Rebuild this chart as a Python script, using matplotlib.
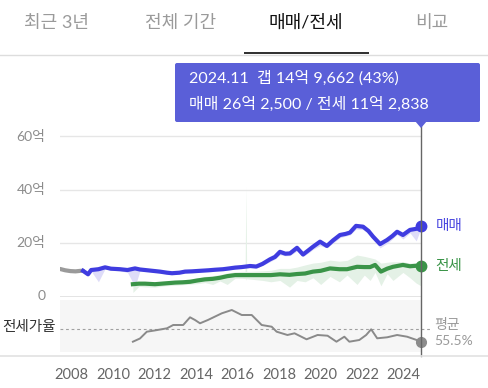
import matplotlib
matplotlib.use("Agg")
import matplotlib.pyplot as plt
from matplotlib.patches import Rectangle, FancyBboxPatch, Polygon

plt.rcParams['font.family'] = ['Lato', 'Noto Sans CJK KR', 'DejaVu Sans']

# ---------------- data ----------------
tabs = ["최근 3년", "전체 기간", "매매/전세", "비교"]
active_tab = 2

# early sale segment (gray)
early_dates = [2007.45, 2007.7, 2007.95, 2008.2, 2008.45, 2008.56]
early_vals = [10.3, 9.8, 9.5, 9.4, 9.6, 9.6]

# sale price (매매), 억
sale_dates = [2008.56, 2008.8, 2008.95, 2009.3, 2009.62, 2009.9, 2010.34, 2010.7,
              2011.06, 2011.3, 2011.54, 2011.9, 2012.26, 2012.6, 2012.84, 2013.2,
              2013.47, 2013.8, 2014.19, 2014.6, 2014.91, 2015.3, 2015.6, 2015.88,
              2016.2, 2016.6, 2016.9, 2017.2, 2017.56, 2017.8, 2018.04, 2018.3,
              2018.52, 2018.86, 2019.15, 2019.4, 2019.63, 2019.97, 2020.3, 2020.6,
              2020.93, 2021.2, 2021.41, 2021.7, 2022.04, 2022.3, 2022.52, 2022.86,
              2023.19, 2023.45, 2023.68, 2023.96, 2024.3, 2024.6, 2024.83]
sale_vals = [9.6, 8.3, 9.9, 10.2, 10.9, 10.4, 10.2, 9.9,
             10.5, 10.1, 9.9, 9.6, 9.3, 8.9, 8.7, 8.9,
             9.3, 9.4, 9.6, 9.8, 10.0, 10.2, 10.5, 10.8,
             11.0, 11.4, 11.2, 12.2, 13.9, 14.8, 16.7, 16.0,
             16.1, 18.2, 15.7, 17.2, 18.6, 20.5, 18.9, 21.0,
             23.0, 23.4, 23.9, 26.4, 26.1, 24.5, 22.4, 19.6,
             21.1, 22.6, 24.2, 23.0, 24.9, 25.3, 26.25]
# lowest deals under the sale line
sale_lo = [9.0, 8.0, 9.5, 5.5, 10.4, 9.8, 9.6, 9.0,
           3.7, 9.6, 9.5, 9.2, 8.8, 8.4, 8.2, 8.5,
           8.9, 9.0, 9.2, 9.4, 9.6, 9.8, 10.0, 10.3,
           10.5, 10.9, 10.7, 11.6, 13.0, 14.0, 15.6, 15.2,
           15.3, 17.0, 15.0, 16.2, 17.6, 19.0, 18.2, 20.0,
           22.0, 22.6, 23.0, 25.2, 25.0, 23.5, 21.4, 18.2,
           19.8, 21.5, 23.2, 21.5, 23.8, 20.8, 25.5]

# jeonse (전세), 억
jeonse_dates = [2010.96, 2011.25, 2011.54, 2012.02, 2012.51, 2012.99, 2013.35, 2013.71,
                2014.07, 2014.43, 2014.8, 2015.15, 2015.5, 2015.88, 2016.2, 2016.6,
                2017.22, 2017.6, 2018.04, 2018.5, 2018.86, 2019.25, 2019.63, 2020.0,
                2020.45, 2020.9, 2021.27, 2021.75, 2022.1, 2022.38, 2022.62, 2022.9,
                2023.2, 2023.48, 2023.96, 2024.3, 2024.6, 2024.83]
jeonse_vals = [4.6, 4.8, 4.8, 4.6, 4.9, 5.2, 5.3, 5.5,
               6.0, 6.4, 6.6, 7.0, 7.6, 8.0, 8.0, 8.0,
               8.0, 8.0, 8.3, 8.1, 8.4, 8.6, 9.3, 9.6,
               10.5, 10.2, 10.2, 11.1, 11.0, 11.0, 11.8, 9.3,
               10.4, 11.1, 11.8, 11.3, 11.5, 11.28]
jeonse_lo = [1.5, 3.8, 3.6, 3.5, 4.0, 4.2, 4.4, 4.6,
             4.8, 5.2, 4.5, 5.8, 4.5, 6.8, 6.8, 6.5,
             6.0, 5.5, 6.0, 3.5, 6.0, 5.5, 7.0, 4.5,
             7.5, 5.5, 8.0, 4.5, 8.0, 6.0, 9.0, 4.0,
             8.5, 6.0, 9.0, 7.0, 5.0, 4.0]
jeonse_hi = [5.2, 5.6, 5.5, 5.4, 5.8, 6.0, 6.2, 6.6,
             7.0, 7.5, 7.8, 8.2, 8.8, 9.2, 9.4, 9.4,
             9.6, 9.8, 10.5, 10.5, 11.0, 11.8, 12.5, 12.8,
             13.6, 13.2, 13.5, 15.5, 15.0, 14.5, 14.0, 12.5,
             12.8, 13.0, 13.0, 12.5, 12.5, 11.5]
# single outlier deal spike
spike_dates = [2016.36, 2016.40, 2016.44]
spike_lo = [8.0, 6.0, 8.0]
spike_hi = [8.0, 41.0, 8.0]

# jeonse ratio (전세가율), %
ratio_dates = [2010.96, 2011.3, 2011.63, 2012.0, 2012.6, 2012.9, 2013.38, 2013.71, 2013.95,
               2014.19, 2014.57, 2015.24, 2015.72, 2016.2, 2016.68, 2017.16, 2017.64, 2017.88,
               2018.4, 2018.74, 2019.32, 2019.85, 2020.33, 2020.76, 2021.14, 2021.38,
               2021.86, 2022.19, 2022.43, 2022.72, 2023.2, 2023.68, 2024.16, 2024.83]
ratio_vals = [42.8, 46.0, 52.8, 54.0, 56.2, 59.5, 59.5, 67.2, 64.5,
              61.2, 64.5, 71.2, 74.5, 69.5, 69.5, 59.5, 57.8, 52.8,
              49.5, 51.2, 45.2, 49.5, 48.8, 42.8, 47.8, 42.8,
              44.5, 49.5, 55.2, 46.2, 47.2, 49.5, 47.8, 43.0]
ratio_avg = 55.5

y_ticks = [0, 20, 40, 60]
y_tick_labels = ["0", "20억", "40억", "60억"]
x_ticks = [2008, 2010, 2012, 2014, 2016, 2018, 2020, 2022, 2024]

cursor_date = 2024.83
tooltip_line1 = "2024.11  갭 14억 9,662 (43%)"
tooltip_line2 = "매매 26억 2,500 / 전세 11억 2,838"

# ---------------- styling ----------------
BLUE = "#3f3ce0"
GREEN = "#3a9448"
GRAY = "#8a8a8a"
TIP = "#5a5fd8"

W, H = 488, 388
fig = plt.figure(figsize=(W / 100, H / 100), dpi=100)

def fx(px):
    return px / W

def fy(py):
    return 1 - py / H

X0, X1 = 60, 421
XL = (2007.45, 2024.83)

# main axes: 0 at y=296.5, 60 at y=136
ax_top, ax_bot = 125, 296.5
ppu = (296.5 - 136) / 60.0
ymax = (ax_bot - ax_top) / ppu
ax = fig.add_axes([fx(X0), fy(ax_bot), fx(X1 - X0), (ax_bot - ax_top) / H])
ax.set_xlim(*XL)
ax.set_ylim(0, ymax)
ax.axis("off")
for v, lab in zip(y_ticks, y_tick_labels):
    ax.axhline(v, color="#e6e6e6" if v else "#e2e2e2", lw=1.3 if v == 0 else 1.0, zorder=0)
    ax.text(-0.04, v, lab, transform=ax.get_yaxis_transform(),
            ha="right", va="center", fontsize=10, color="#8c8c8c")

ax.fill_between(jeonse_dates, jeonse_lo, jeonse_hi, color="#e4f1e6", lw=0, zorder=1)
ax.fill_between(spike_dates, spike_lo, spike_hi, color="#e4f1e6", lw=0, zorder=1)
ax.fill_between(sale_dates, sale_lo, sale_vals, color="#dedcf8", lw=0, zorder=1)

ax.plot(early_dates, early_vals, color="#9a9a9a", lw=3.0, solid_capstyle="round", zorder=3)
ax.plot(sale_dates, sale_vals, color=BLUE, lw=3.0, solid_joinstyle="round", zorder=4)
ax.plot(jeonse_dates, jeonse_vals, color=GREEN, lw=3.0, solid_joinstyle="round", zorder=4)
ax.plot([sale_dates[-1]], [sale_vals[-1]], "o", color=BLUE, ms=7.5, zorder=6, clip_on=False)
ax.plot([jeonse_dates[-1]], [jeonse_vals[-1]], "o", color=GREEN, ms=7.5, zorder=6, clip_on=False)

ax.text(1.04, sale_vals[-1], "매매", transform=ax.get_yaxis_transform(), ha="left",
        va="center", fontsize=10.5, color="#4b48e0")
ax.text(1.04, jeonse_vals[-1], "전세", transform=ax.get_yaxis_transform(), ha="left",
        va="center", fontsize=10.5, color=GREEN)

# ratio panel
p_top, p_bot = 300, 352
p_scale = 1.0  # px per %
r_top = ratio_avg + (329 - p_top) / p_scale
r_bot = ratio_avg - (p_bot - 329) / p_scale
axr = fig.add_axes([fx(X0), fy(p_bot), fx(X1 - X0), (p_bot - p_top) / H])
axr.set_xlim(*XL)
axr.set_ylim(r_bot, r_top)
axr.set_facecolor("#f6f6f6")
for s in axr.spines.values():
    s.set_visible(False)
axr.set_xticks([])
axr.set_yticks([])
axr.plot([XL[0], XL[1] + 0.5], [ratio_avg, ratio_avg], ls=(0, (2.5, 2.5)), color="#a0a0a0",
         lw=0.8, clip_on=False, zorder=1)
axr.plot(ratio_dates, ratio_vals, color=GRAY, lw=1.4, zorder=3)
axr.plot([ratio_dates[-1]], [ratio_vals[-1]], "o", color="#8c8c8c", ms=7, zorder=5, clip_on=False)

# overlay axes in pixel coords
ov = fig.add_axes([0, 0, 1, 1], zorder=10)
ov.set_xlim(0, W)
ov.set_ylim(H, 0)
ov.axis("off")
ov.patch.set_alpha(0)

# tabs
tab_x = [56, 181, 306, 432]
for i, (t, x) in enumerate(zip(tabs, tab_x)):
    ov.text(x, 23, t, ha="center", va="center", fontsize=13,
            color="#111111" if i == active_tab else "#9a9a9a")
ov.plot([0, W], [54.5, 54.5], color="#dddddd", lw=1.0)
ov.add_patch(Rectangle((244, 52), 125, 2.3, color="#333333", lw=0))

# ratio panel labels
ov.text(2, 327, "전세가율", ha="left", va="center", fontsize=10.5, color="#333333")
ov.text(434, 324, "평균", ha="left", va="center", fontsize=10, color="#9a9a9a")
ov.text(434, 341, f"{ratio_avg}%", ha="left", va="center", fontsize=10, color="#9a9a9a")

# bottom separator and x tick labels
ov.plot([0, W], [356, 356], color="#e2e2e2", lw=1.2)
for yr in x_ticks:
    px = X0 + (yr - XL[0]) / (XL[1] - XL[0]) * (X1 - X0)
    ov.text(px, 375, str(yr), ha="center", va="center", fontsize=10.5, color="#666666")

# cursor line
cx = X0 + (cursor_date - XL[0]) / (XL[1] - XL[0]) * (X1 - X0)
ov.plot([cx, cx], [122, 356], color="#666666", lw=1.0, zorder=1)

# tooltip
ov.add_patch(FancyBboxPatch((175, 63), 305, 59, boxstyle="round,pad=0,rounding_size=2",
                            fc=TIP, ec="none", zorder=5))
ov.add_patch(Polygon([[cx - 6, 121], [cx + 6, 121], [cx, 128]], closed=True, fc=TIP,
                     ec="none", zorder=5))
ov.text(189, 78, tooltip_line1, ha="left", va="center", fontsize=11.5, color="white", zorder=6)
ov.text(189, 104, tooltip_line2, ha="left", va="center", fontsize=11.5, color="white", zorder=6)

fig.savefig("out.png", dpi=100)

━━━━━━

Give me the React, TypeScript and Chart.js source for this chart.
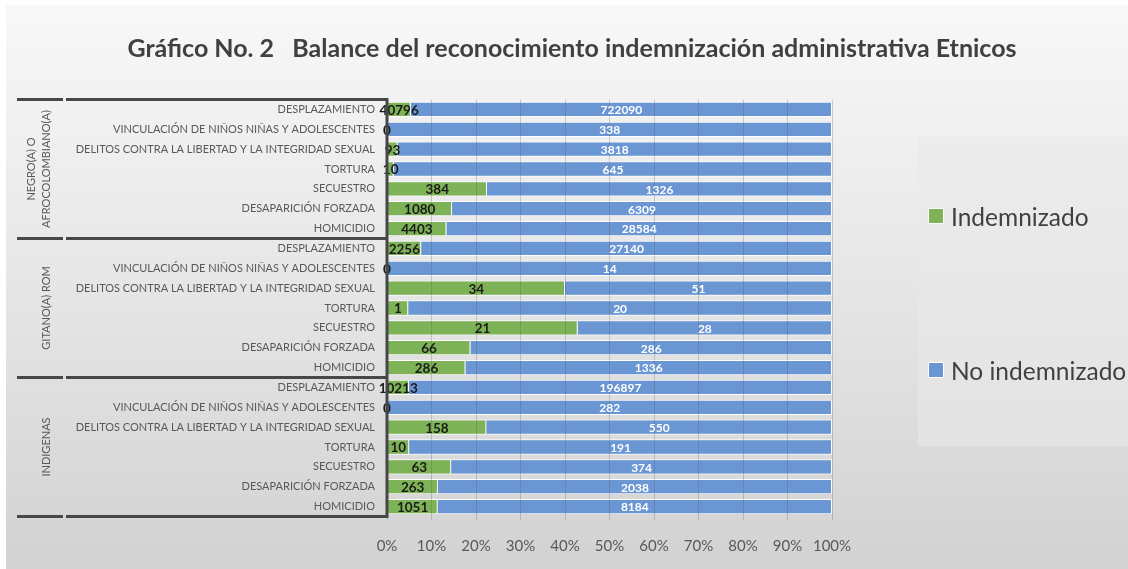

━━━━━━

= Directions for this task =
Starting at the line with "Rebuild this chart" and ending at the line with "early_vals = [10.3, 9.8, 9.5, 9.4, 9.6, 9.6]", copy each line exactly, both ends included. Do not copy the pictures.

= Response to the exercise =
Rebuild this chart as a Python script, using matplotlib.
import matplotlib
matplotlib.use("Agg")
import matplotlib.pyplot as plt
from matplotlib.patches import Rectangle, FancyBboxPatch, Polygon

plt.rcParams['font.family'] = ['Lato', 'Noto Sans CJK KR', 'DejaVu Sans']

# ---------------- data ----------------
tabs = ["최근 3년", "전체 기간", "매매/전세", "비교"]
active_tab = 2

# early sale segment (gray)
early_dates = [2007.45, 2007.7, 2007.95, 2008.2, 2008.45, 2008.56]
early_vals = [10.3, 9.8, 9.5, 9.4, 9.6, 9.6]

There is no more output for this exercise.